Compare car loans on Credit Karma to see your options.

Mortgage rates for fair credit

The average credit score it takes to buy a house can vary widely depending on where you’re looking. With that said, it can be more challenging to get a mortgage with good terms if your credit is in the “fair” range.

There are several types of mortgages out there, some of which are meant specifically for those who may not qualify for a conventional loan. These loans, which are made by private lenders but are backed by the government, may allow a smaller down payment than you’d need with a conventional loan.

Common types of government-backed loans include …

  • FHA loans
  • VA loans
  • USDA loans

These options can be easier to get than a conventional loan, but they aren’t for everyone. If you have fair credit and plan to apply for a conventional loan, you may find it difficult to qualify without having to pay high interest rates and fees.

It’s important to shop around to understand your options and what competitive rates look like in your area. As with auto loans, you have a window of time when multiple inquiries are only counted as one for your credit scores. While that shopping window can be longer, keeping multiple inquiries to a period of 14 days is the safest bet.

Compare your current mortgage rates on Credit Karma to learn more.

Personal loans with a 652 credit score

Are you in the market for a personal loan?

While you might qualify for a personal loan with fair credit, you could be charged a higher interest rate and more fees than you would with scores in the good or excellent range.

These higher rates and fees might make the loan a less desirable proposition, depending on what you need it for. For example, if you want to consolidate credit card debt with a personal loan, the interest rate with your new loan may not be low enough to save you money in the long run — especially considering all the fees you might be charged upfront.

On the other hand, if you’re using a personal loan to finance a major purchase, you should consider whether it’s something you need now or can wait to buy. If you can wait and spend some time building your credit, you might be able to qualify for a loan with a lower interest rate.

When you’re ready to move forward with a personal loan, you can compare personal loan options on Credit Karma.


Next steps

If you have credit scores in the fair range, you may face some challenges getting approved for loans and other credit products with favorable terms and rates. Just remember: Building credit is a journey of many steps. A loan you don’t qualify for today may be the loan you’re approved for tomorrow (or, more realistically, in a few months or when your credit improves).

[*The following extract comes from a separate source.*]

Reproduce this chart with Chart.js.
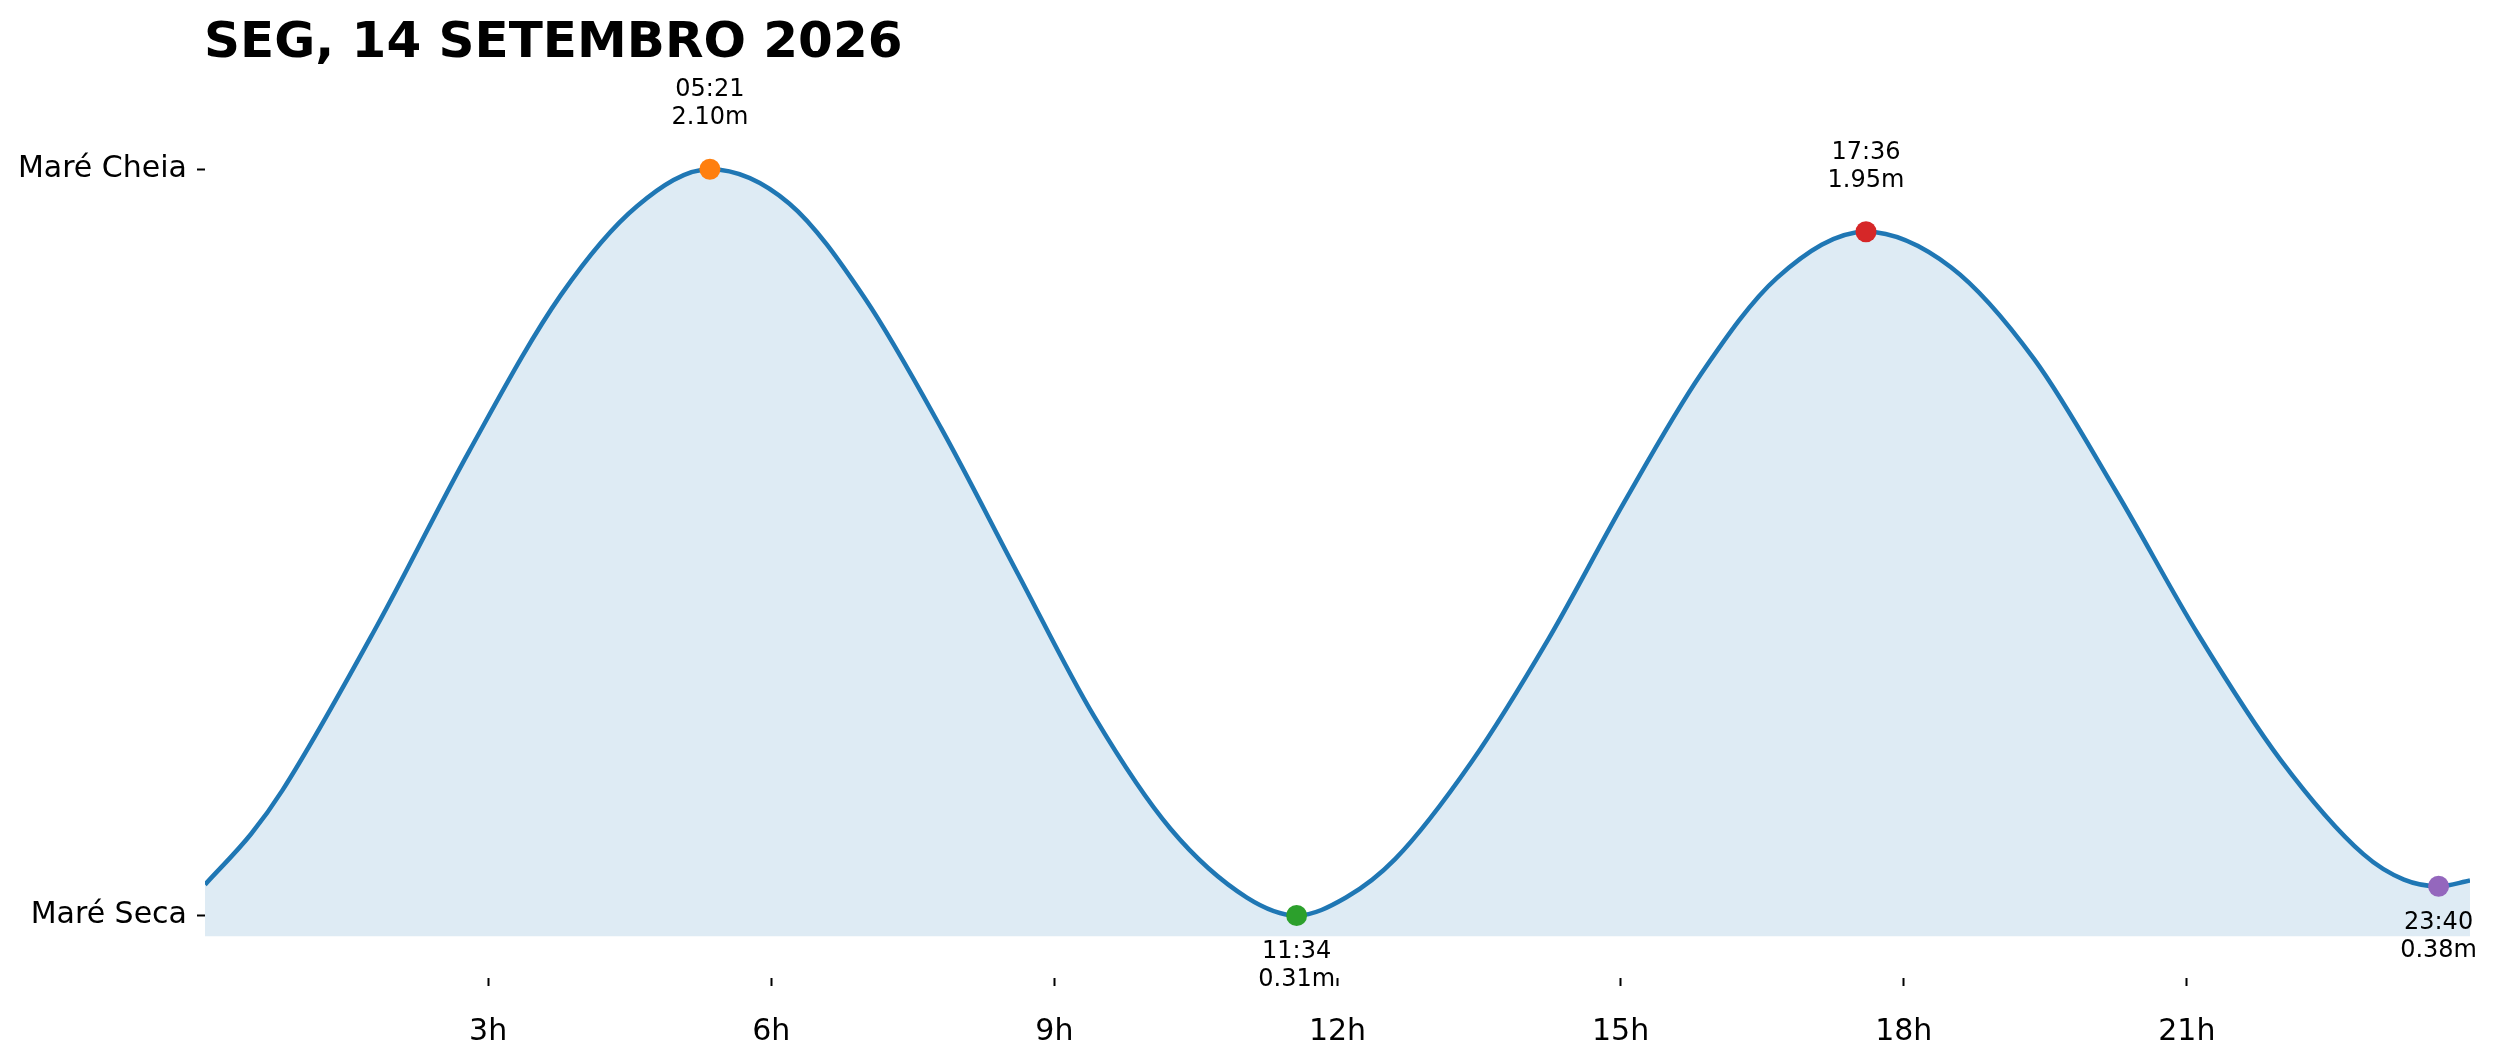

So, what happens if you don’t get approved? With fair credit, it’s certainly possible, but that doesn’t make it any easier to accept or understand. Lenders are required to tell you why you were denied credit if you ask. Getting an answer can be especially helpful if you suspect the lender of discrimination. It’s illegal for lenders to discriminate against you based on certain protected traits like race, gender, religion or marital status, and there are steps you can take to protect your rights as a borrower.

When it comes to understanding your credit, we know there’s a lot of information to take in. But in this case, knowledge really is power. Knowing how to read and understand your credit scores and credit reports is the first step in taking your credit from fair to good.